The Air Force has said in the past that it wants to acquire at least 1,000 CCAs, and likely many more, and that it wants to begin major production of the drones within the next five years. At present, the expected cost of a single CCA is estimated to be around one quarter to one third of the unit price of an F-35 stealth fighter. This would put the price point for one of these future drones at between roughly $20.5 million and $27.5 million, based on public data about current F-35 unit prices.

A Kratos XQ-58 Valkyrie drone, at bottom left, flies together with an F-35A Joint Strike Fighter, at center, and an F-22 Raptor stealth fighter, at top right. Air Force XQ-58s have been supporting advanced autonomy work and other projects since the type’s first flight in 2019. The stealthy Valkyrie is often held out as a practical example of an attritable design. USAF

The 1,000 CCA figured is based around a notional concept of operations involving a pair of the drones operating together with each of 200 NGAD combat jets and 300 F-35As. The Air Force has also previously said that a single crewed aircraft could oversee more CCAs in the future.

In addition, despite Moore’s comments about the Air Force trying not to set firm requirements for the future CCAs, the service is clearly working to define several key parameters. From what has been disclosed so far, the CCA effort looks to be leaning toward designs with less range and higher performance than had previously been envisioned, and that will be at the high end of the expected unit cost range as a result. This, in turn, has already prompted Congress to voice concerns about the direction of the program.

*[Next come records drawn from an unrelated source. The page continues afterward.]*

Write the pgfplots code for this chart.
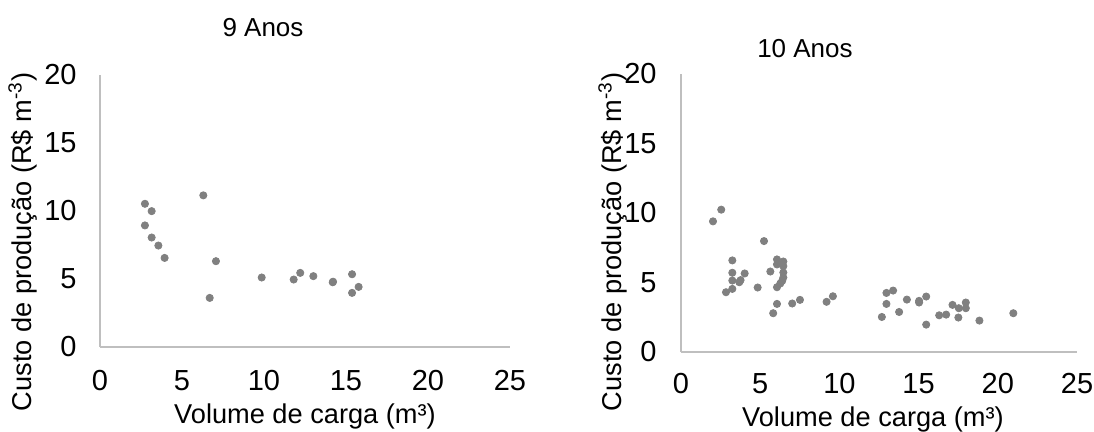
\documentclass[border=0pt]{standalone}
\usepackage{fontspec}
\setmainfont{Liberation Sans}
\usepackage{pgfplots}
\pgfplotsset{compat=1.18}
\definecolor{axgray}{RGB}{191,191,191}
\definecolor{ptgray}{RGB}{128,128,128}
\newcommand{\ff}{\fontsize{13bp}{15bp}\selectfont}
\newcommand{\lf}{\fontsize{13.6bp}{15bp}\selectfont}
\newcommand{\tf}{\fontsize{14.5bp}{16bp}\selectfont}
\pgfplotsset{
  myscatter/.style={
    scale only axis,
    axis lines*=left,
    axis line style={axgray, line width=0.75bp},
    xmin=0, xmax=25, ymin=0, ymax=20,
    xtick={0,5,10,15,20,25},
    ytick={0,5,10,15,20},
    major tick length=0pt,
    /pgf/number format/assume math mode=true,
    tick label style={font=\tf, black},
    label style={font=\lf},
    title style={font=\ff},
    clip=false,
  },
  pts/.style={only marks, mark=*, mark size=1.8bp, color=ptgray, mark options={draw=ptgray, fill=ptgray}},
}
\begin{document}
\begin{tikzpicture}
\useasboundingbox (-50bp,-42.5bp) rectangle (497bp,173.5bp);
\begin{axis}[myscatter,
  at={(0bp,0bp)}, anchor=south west,
  width=205bp, height=136bp,
  yticklabel style={anchor=east, inner sep=0pt, xshift=-11.5bp},
  xticklabel style={anchor=north, inner sep=0pt, yshift=-11.5bp},
  xlabel={Volume de carga (m³)},
  ylabel={Custo de produção (R\$ m\textsuperscript{-3})},
  xlabel style={at={(rel axis cs:0.5,-0.2537)}, anchor=center},
  ylabel style={at={(rel axis cs:-0.1878,0.386)}, anchor=center},
  title={9 Anos},
  title style={at={(rel axis cs:0.3976,1.176)}, anchor=center, yshift=-6pt},
]
\addplot[pts] coordinates {
(2.74,10.53) (3.15,9.99) (2.74,8.94) (3.15,8.05) (3.56,7.46) (3.94,6.55)
(6.30,11.15) (7.07,6.31) (6.69,3.61) (9.86,5.11) (11.81,4.96) (12.21,5.45)
(13.01,5.21) (14.19,4.76) (14.21,4.80) (15.37,5.35) (15.77,4.42) (15.37,3.98)
};
\end{axis}
\begin{axis}[myscatter,
  at={(290.5bp,-2.5bp)}, anchor=south west,
  width=198bp, height=139bp,
  yticklabel style={anchor=east, inner sep=0pt, xshift=-12bp},
  xticklabel style={anchor=north, inner sep=0pt, yshift=-10.5bp},
  xlabel={Volume de carga (m³)},
  ylabel={Custo de produção (R\$ m\textsuperscript{-3})},
  xlabel style={at={(rel axis cs:0.4848,-0.241)}, anchor=center},
  ylabel style={at={(rel axis cs:-0.1717,0.3957)}, anchor=center},
  title={10 Anos},
  title style={at={(rel axis cs:0.313,1.090)}, anchor=center, yshift=-6pt},
]
\addplot[pts] coordinates {
(2.02,9.40) (2.54,10.24) (5.24,7.98) (3.24,6.59) (3.24,5.70) (3.24,5.14)
(3.24,4.54) (2.84,4.30) (3.68,5.02) (3.76,5.17) (4.02,5.65) (4.84,4.64)
(5.64,5.79) (6.06,6.66) (6.06,6.30) (6.46,6.51) (6.46,6.18) (6.46,5.72)
(6.46,5.36) (6.39,5.12) (6.27,4.93) (6.06,4.66) (6.06,3.46) (5.82,2.79)
(7.02,3.49) (7.51,3.75) (9.19,3.61) (9.59,4.01) (12.68,2.52) (12.97,4.25)
(12.97,3.46) (13.39,4.42) (13.77,2.88) (14.26,3.77) (15.03,3.68) (15.03,3.56)
(15.48,3.99) (15.48,1.97) (16.30,2.64) (16.74,2.69) (17.14,3.39) (17.54,3.15)
(17.51,2.48) (17.98,3.56) (17.98,3.15) (18.84,2.26) (20.98,2.79)
};
\end{axis}
\end{tikzpicture}
\end{document}
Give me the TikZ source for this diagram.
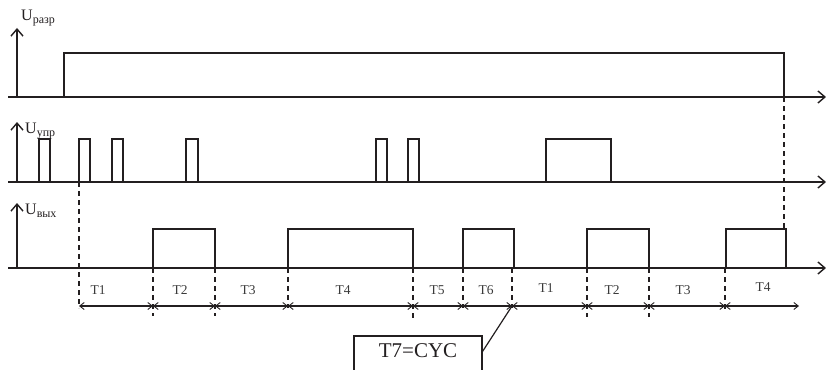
\documentclass[tikz,border=0pt]{standalone}
\usepackage{fontspec}
\setmainfont{Liberation Serif}
\usetikzlibrary{arrows.meta,positioning,calc}
\definecolor{ink}{HTML}{231F20}
\definecolor{muted}{HTML}{3A3A3A}
\tikzset{
  axis/.style={line width=1.6pt,draw=ink,-{Straight Barb[length=7pt,width=12pt,line width=1.4pt]}},
  sig/.style={line width=2.8pt,draw=ink,line join=miter},
  guide/.style={line width=1.2pt,draw=ink,dash pattern=on 5pt off 4pt},
  dim/.style={line width=1.3pt,draw=ink,{Straight Barb[length=4.5pt,width=7pt,line width=0.9pt]}-{Straight Barb[length=4.5pt,width=7pt,line width=0.9pt]}},
  ulbl/.style={font=\fontsize{16}{16}\selectfont,text=ink,inner sep=0pt,anchor=base west},
  tlbl/.style={font=\fontsize{13.5}{13.5}\selectfont,text=muted,inner sep=0pt},
  cycbox/.style={draw=ink,line width=1.2pt,font=\fontsize{21}{21}\selectfont,text=ink,minimum width=128pt,
                 text height=14pt,text depth=20pt,inner ysep=7pt,anchor=base},
}
\newcommand{\usub}[1]{\raisebox{-3pt}{\fontsize{12}{12}\selectfont #1}}
\begin{document}
\begin{tikzpicture}[x=1pt,y=-1pt]
\useasboundingbox (0,0) rectangle (826,369);
\clip (0,0) rectangle (826,369);
% axes
\draw[axis](8,97)--(826,97);\draw[axis](17,97)--(17,28);
\draw[axis](8,182)--(826,182);\draw[axis](17,182)--(17,122);
\draw[axis](8,268)--(826,268);\draw[axis](17,268)--(17,203);
\node[ulbl](ur) at (21,21){U\usub{разр}};
\node[ulbl](uu) at (25,133){U\usub{упр}};
\node[ulbl](uv) at (25,214){U\usub{вых}};
% signals
\draw[sig](64,97)--(64,53)--(784,53)--(784,97);
\foreach \a/\b in {39/50,79/90,112/123,186/198,376/387,408/419,546/611}
  \draw[sig](\a,182)--(\a,139)--(\b,139)--(\b,182);
\foreach \a/\b in {153/215,288/413,463/514,587/649,726/786}
  \draw[sig](\a,268)--(\a,229)--(\b,229)--(\b,268);
% time marks
\foreach \n/\x in {1/79,2/153,3/215,4/288,5/413,6/463,7/512,8/587,9/649,10/725,11/799}
  \coordinate (d\n) at (\x,306);
\draw[guide](79,182)--(79,308);\draw[guide](784,97)--(784,229);
\draw[guide](153,268)--(153,316);\draw[guide](215,268)--(215,316);
\draw[guide](288,268)--(288,308);\draw[guide](413,268)--(413,318);
\draw[guide](463,268)--(463,308);\draw[guide](512,268)--(512,308);
\draw[guide](587,268)--(587,317);\draw[guide](649,268)--(649,317);
\draw[guide](725,268)--(725,309);
\draw[dim](d1)--(d2);\draw[dim](d2)--(d3);\draw[dim](d3)--(d4);\draw[dim](d4)--(d5);\draw[dim](d5)--(d6);
\draw[dim](d6)--(d7);\draw[dim](d7)--(d8);\draw[dim](d8)--(d9);\draw[dim](d9)--(d10);\draw[dim](d10)--(d11);
\node[tlbl](t1) at (98,290){T1};\node[tlbl](t2) at (180,290){T2};
\node[tlbl](t3) at (248,290){T3};\node[tlbl](t4) at (343,290){T4};
\node[tlbl](t5) at (437,290){T5};\node[tlbl](t6) at (486,290){T6};
\node[tlbl](t1b) at (546,288){T1};\node[tlbl](t2b) at (612,290){T2};
\node[tlbl](t3b) at (683,290){T3};\node[tlbl](t4b) at (763,287){T4};
% cycle note
\node[cycbox](cyc) at (418,357){T7=CYC};
\draw[line width=1.2pt,draw=ink]([yshift=-16pt]cyc.north east)--(d7);
\end{tikzpicture}
\end{document}
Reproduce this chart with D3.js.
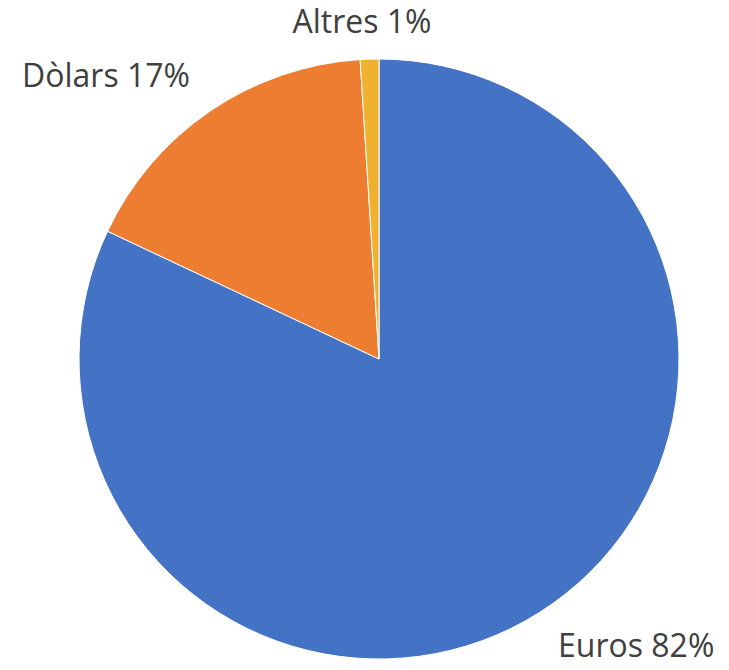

The Air Force has made clear that the CCA program, however it might continue to evolve, is central to its future operational vision. The service sees the drones as especially critical for providing advanced capabilities in high volumes at a relatively low cost, a concept it currently refers to as “affordable mass.” This kind of capacity is seen as particularly essential for success in any future high-end conflict, such as one against China in the Pacific.

In the meantime, much about the overall CCA program still seems to be in flux. The Air Force does now seem be working to coalesce the effort around a core group of contractors, including Anduril.